For existing ZooKeeper-based clusters, plan a migration during your next major version upgrade cycle. For all new Kafka deployments, start with KRaft from day one.
Key Points
- KRaft eliminates the ZooKeeper dependency by building cluster coordination directly into Kafka using the Raft consensus protocol.
- KRaft controllers form a Raft quorum that stores and replicates all cluster metadata in an internal metadata log (a special Kafka topic).
- Nodes can have three roles: controller only, broker only, or combined (both). Combined mode simplifies small cluster setups.

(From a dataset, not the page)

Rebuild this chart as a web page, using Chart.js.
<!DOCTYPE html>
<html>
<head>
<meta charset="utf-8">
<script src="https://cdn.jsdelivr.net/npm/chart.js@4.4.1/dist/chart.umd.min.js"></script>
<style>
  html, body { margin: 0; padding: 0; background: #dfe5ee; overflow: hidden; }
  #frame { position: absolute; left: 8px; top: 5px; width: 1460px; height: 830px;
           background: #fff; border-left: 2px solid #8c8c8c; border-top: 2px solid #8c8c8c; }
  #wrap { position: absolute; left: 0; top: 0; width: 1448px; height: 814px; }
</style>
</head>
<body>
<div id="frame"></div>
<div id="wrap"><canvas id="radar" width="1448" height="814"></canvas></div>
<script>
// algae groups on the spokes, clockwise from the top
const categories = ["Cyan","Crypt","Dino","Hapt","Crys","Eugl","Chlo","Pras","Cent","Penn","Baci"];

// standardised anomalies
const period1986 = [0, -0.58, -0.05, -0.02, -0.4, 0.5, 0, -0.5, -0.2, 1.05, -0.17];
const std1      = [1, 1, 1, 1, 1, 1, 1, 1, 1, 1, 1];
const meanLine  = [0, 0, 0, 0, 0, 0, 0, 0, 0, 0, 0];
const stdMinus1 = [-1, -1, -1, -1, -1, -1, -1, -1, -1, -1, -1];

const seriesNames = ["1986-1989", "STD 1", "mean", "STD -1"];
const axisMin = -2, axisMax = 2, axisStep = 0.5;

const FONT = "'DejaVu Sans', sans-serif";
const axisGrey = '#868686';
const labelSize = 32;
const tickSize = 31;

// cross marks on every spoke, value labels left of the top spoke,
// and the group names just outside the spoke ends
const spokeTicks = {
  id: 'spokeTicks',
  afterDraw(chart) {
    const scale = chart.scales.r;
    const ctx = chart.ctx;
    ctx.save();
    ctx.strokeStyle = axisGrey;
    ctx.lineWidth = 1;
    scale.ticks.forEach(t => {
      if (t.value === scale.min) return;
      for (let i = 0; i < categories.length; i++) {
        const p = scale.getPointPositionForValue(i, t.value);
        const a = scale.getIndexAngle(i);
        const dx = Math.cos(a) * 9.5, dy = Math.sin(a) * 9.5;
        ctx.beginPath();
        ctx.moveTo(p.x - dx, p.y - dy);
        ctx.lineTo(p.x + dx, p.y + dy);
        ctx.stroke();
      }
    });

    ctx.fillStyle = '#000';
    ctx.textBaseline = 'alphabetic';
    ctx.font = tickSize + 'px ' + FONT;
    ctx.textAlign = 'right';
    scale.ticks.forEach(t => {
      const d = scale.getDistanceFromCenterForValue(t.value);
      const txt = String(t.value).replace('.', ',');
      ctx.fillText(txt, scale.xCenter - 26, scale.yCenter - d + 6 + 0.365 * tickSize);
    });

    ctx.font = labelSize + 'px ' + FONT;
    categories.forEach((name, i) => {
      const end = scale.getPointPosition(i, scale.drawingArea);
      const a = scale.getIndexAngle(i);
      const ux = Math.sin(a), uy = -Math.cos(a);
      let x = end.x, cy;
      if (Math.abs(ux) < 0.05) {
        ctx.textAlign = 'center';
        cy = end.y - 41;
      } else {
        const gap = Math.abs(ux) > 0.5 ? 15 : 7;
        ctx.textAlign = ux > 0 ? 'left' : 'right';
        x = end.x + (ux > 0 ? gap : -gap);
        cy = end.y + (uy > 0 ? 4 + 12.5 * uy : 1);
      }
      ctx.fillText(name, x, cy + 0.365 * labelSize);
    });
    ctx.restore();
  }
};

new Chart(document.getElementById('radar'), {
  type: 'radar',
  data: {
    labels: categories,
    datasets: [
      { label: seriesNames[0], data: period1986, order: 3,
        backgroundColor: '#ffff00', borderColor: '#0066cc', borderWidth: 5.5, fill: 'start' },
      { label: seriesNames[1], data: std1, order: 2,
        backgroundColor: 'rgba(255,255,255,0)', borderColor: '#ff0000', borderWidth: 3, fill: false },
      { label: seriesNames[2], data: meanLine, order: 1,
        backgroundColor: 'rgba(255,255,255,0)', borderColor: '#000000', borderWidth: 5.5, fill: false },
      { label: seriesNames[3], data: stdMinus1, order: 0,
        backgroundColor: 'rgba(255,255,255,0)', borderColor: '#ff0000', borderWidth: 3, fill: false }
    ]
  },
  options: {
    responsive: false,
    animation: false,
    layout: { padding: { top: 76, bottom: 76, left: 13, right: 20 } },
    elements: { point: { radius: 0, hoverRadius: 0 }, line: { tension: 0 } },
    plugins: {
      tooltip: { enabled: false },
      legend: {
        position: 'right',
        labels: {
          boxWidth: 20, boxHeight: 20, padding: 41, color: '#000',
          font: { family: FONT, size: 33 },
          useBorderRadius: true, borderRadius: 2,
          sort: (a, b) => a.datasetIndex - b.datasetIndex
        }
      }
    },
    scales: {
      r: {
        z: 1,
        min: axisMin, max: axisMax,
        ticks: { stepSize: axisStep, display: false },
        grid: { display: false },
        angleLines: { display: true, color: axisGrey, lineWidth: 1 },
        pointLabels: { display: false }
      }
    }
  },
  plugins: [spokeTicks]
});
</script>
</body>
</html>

- KRaft reduces leader election time from seconds to milliseconds and scales to millions of partitions versus ZooKeeper's ~200,000 limit.
- Setting up KRaft requires: generating a cluster UUID, formatting storage, configuring process.roles, node.id, and controller.quorum.voters, then starting the brokers.
- KRaft is production-ready in Kafka 3.3+ and the recommended mode for all new Kafka deployments. ZooKeeper mode is deprecated.